Laszlo Krasznahorkai a séjourné dans cet appartement ouvert à tous les amis de passage : « L’appartement d’Allen était tout petit, avec des pièces minuscules et cette cuisine. » Laszlo et lui sont devenus amis au milieu des années 1990, dans les dernières années de la vie d’Allen.

 « Il vivait très modestement, se souvient l’auteur hongrois, mais sa porte était toujours ouverte, comme dans les années 1950. Les gens allaient et venaient. Si vous y restiez un certain temps, vous rencontriez inévitablement ses amis, des gens de la Beat Generation et de la scène new-yorkaise de l’époque. »

A New York, Laszlo était en train d’écrire « Guerre & Guerre » (2), mais ce n’était pas facile. Allen l’a beaucoup aidé à trouver pour son roman une technique, une manière de « construire un arrière-plan neutre », « une ville de New York très neutre ». Ce livre envoûtant raconte l'aventure d’un petit historien de Budapest qui découvre un jour un manuscrit oublié. Il s’en suit une course folle et c’est à New York, « au centre du monde », que cet homme excentrique décide de délivrer à l’humanité le message contenu dans ce manuscrit si mystérieux.

 « Il me fallait une ville neutre plutôt que la vraie, une New York sans couleurs, sans imprévu, sans mouvement », explique aujourd’hui Laszlo. Il lui fallait seulement des rues, des lieux, un hôtel, un appartement. Or, dans la réalité, New York n’est pas du tout une ville neutre. « J’ai discuté de ce thème avec Allen soir après soir et il m’a donné des conseils très intéressants. Allen était d’une sagesse absolue. Il m’a beaucoup aidé. »

 Lorsque Laszlo l’a rencontré, Allen Ginsberg avait réalisé que sa vie était pratiquement terminée (il est mort en 1997), mais, tient à préciser l’écrivain hongrois, « il ne cessait de donner ».

 Il se souvient particulièrement d’une soirée où David Byrne, le chanteur-leader des Talking Heads, avait invité chez le poète un groupe de musiciens indiens. « Nous nous sommes assis dans la cuisine. La table basculait, les chaises aussi, personne n’osait vraiment parler. » Finalement, Allen a décidé que l’on jouerait de la musique ensemble. Laszlo raconte : « J’ai utilisé le petit harmonium d’Allen, Allen a chanté, David a tambouriné sur la table. » Au bout d’une heure, alors que le groupe se levait pour partir, « Allen a attrapé un magnétophone posé sur un tabouret sous la table, en a sorti une cassette et l’a offerte. Il avait enregistré toute la conversation. C’était le plus beau cadeau qu’il pouvait leur faire. Il était comme ça, Allen. »

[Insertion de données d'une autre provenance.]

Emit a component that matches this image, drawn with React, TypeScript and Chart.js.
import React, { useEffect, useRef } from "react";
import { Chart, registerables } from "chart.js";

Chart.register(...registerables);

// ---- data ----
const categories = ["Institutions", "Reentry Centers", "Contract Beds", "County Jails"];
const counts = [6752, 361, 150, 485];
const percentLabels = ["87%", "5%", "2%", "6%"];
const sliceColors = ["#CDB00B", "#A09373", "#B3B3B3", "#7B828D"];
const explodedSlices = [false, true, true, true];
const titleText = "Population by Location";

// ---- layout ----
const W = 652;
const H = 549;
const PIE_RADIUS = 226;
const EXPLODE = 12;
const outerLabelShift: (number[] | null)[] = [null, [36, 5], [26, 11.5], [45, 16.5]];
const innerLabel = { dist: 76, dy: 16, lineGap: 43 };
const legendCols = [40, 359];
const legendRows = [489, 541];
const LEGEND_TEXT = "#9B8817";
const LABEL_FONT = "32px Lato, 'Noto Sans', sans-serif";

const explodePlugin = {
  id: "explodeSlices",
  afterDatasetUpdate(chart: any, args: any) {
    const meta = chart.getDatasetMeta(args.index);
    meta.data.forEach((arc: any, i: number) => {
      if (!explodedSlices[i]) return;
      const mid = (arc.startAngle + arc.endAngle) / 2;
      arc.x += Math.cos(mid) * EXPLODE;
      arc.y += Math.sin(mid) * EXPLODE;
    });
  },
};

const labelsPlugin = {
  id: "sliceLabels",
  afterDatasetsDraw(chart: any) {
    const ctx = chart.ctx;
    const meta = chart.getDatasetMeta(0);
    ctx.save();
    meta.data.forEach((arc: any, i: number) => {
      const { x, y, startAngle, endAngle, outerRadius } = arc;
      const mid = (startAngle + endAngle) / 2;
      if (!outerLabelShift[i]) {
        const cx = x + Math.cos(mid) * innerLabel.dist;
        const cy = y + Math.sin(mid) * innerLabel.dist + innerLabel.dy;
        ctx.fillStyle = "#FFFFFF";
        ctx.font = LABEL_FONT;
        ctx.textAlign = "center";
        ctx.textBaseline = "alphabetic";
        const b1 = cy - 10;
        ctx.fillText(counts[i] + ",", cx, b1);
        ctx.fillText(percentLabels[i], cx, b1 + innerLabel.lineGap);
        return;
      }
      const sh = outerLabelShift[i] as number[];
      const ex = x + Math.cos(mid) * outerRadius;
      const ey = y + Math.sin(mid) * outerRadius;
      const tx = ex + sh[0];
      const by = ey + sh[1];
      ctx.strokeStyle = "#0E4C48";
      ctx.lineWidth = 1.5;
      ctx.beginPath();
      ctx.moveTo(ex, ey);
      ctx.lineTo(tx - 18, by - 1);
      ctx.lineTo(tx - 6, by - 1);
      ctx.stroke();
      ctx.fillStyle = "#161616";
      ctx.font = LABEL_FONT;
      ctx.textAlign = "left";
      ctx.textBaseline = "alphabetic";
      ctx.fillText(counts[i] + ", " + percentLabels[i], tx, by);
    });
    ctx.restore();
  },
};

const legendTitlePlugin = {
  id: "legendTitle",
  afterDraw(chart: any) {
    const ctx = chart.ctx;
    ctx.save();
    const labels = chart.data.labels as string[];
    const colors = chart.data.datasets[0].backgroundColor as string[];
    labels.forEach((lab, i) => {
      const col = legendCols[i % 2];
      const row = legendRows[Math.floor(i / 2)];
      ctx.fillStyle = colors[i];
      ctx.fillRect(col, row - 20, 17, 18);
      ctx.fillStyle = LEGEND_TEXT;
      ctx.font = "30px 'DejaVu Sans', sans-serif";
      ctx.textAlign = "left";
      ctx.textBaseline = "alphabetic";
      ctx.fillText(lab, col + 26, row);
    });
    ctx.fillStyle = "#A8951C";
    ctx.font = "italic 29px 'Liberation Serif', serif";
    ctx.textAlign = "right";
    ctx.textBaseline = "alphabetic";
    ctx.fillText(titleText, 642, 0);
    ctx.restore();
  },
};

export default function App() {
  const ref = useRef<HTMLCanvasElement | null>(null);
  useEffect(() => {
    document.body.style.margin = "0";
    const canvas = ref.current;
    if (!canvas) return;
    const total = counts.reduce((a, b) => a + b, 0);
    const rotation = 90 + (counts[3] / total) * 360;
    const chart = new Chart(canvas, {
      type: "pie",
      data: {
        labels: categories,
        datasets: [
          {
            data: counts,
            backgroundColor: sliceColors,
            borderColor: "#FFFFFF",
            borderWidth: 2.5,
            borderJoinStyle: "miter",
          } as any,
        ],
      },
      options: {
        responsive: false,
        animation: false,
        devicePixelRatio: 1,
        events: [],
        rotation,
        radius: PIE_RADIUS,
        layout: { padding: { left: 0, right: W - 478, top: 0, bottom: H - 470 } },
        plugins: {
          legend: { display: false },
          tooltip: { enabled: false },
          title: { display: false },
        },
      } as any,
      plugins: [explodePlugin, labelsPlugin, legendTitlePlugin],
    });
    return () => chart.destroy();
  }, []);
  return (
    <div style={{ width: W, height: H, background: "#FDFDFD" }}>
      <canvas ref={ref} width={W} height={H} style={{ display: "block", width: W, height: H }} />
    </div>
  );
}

 Le poète roi de la bohème new yorkaise et le maître hongrois du récit apocalyptique ne pouvaient que se rejoindre, se reconnaitre, travailler ensemble dans la cuisine, créer un univers, jouer de la musique. Et devenir de bons amis.

Bruno SOURDIN.

 

(1)   « Dans ma cuisine à New York ». Allen Ginsberg : « Linceul blanc », Christian Bourgois éditeur, 1994.

(2)   « Guerre & Guerre », éditions Cambourakis, 2013.